Ele ordena que o filho seja imediatamente vestido com a túnica luxuosa, como a que é usada nos dias de festa pelos hóspedes ilustres. O filho recupera sua identidade e sua dignidade de filho. O pai lhe dá o anel para honrá-lo como seu filho amado e novamente devolver-lhe a condição de herdeiro e a plenitude de seus direitos. Com as sandálias, é devolvida ao filho a condição do homem livre e de senhor da casa.

Mas o Pai não ama só o filho perdido e reencontrado. Ele ama também aquele que ficou em casa, a seu lado, e que deixou seu coração endurecer. Ele vai ao seu encontro, vai para pedir que participe da alegria do reencontro e da festa. Não o deixa na sua solidão e na sua rejeição. Não acusa seu pecado.

O Pai procura também aqueles que têm um coração de pedra, invejoso e legalista. O fato miraculoso não está só em que o pai não renegou o filho mais moço, e sim que tenha sido compreensivo com um homem tão duro, frio e rígido como o filho mais velho, e que continua a chamá-lo de “filho”.

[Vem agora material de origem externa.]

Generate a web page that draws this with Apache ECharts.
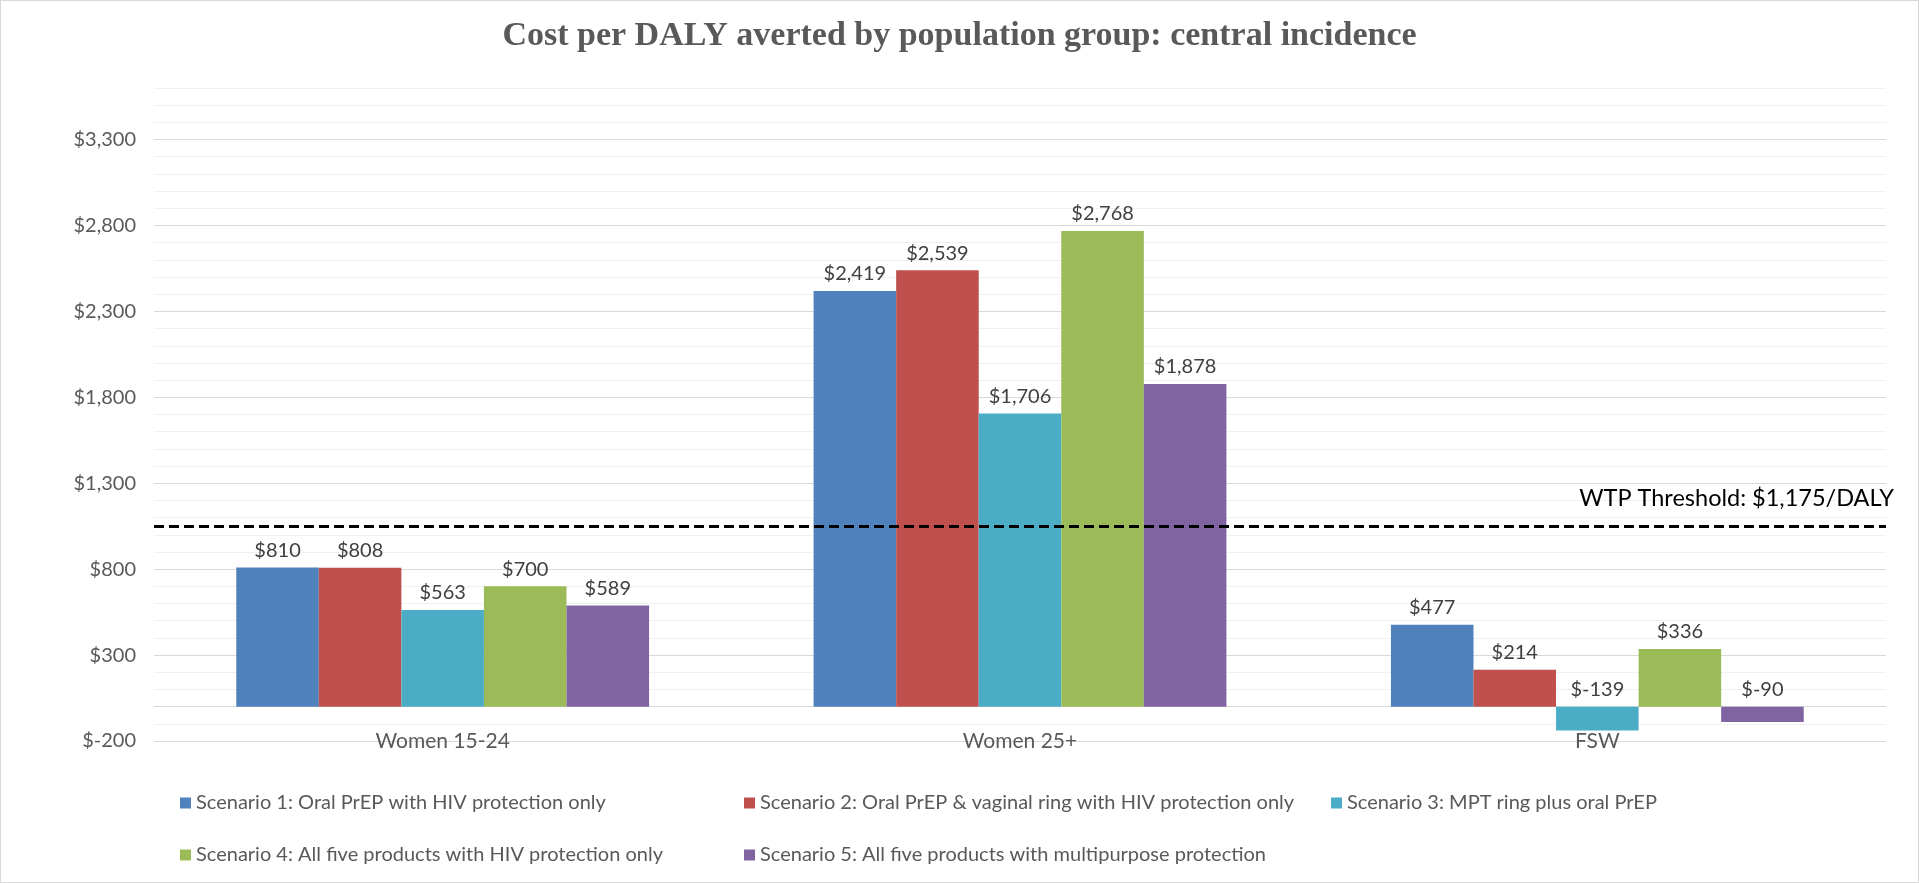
<!DOCTYPE html>
<html>
<head>
<meta charset="utf-8">
<title>Cost per DALY averted</title>
<script src="https://cdn.jsdelivr.net/npm/echarts@6/dist/echarts.min.js"></script>
<style>
  html, body { margin: 0; padding: 0; background: #fff; }
  #chart {
    width: 1919px;
    height: 883px;
    box-sizing: border-box;
    border: 1px solid #d9d9d9;
  }
</style>
</head>
<body>
<div id="chart"></div>
<script>
  // data
  var categories = ['Women 15-24', 'Women 25+', 'FSW'];
  var scenarioNames = [
    'Scenario 1: Oral PrEP with HIV protection only',
    'Scenario 2: Oral PrEP & vaginal ring with HIV protection only',
    'Scenario 3: MPT ring plus oral PrEP',
    'Scenario 4: All five products with HIV protection only',
    'Scenario 5: All five products with multipurpose protection'
  ];
  var scenario1 = [810, 2419, 477];
  var scenario2 = [808, 2539, 214];
  var scenario3 = [563, 1706, -139];
  var scenario4 = [700, 2768, 336];
  var scenario5 = [589, 1878, -90];
  var yTicks = [-200, 300, 800, 1300, 1800, 2300, 2800, 3300];
  var thresholdLine = 1050;   // where the dashed line sits in the picture
  var thresholdText = 'WTP Threshold: $1,175/DALY';

  var colors = ['#4F81BD', '#C0504D', '#4BACC6', '#9BBB59', '#8064A2'];
  var allValues = [scenario1, scenario2, scenario3, scenario4, scenario5];

  // legend layout (Excel put items 1/4 and 2/5 in columns, item 3 trailing)
  var legendSpots = [
    { left: 179, top: 792 },
    { left: 743, top: 792 },
    { left: 1330, top: 792 },
    { left: 179, top: 844 },
    { left: 743, top: 844 }
  ];

  function money(v) {
    return '$' + v.toLocaleString('en-US');
  }

  var chart = echarts.init(document.getElementById('chart'));

  var series = allValues.map(function (vals, i) {
    var s = {
      name: scenarioNames[i],
      type: 'bar',
      data: vals,
      itemStyle: { color: colors[i] },
      barGap: '0%',
      barCategoryGap: '28.5%',
      label: {
        show: true,
        position: 'top',
        distance: 7,
        color: '#404040',
        fontFamily: 'Lato',
        fontSize: 20,
        formatter: function (p) { return money(p.value); }
      }
    };
    if (i === 0) {
      s.markLine = {
        silent: true,
        symbol: ['none', 'none'],
        lineStyle: { color: '#000', width: 3, type: [10, 5] },
        label: {
          show: true,
          position: 'insideEndTop',
          distance: 16,
          offset: [24, 0],
          color: '#000',
          fontFamily: 'Lato',
          fontSize: 23.5,
          formatter: thresholdText
        },
        data: [{ yAxis: thresholdLine }]
      };
    }
    return s;
  });

  chart.setOption({
    backgroundColor: '#fff',
    animation: false,
    title: {
      text: 'Cost per DALY averted by population group: central incidence',
      left: 'center',
      top: 13,
      textStyle: {
        fontFamily: 'Liberation Serif',
        fontWeight: 'bold',
        fontSize: 34,
        color: '#595959'
      }
    },
    legend: legendSpots.map(function (pos, i) {
      return {
        data: [scenarioNames[i]],
        left: pos.left,
        top: pos.top,
        padding: 0,
        icon: 'rect',
        itemWidth: 11,
        itemHeight: 11,
        selectedMode: false,
        textStyle: { fontFamily: 'Lato', fontSize: 20, color: '#595959' }
      };
    }),
    grid: {
      left: 153,
      right: 32,
      top: 87,
      bottom: 141,
      containLabel: false
    },
    xAxis: {
      type: 'category',
      data: categories,
      axisLine: { show: true, onZero: true, lineStyle: { color: '#d9d9d9', width: 1 } },
      axisTick: { show: false },
      // labels stay at the grid edge, pull them up into the -200..0 band
      axisLabel: { margin: -10, color: '#595959', fontFamily: 'Lato', fontSize: 21 },
      splitLine: { show: false }
    },
    yAxis: {
      type: 'value',
      min: yTicks[0],
      max: 3600,
      interval: 100,
      axisLine: { show: false },
      axisTick: { show: false },
      axisLabel: {
        margin: 18,
        color: '#595959',
        fontFamily: 'Lato',
        fontSize: 20,
        formatter: function (v) { return yTicks.indexOf(v) >= 0 ? money(v) : ''; }
      },
      // every fifth line (the labelled ones) is darker
      splitLine: {
        show: true,
        lineStyle: { color: ['#d9d9d9', '#f0f0f0', '#f0f0f0', '#f0f0f0', '#f0f0f0'], width: 1 }
      }
    },
    series: series
  });
</script>
</body>
</html>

A misericórdia, portanto, é o núcleo do Evangelho. E a misericórdia é o “amor em excesso”. Na misericórdia, Deus sempre nos surpreende, sempre excede nossas estreitas expectativas, para abrir caminho a partir de nossas fragilidades. Só o amor misericordioso de Deus nos reconstrói por dentro, destravando-nos, colocando-nos em movimento e abrindo-nos em direção a um horizonte de sentido, de responsabilidade e compromisso.

Deus, em sua misericórdia reconstrutora,  libera em nós as melhores possibilidades, riquezas escondidas, capacidades, intuições... e nos faz descobrir em nós, nossa verdade mais profunda de pessoas amadas, únicas, sagradas, responsáveis... A misericórdia é expansiva, e desata ricas possibilidades latentes em cada um. Ela impulsiona a ir além de si mesmo.

Podemos concluir afirmando que a misericórdia não é só a mais divina, mas também a mais humana das virtudes. É aquela que melhor revela a natureza do Deus Pai.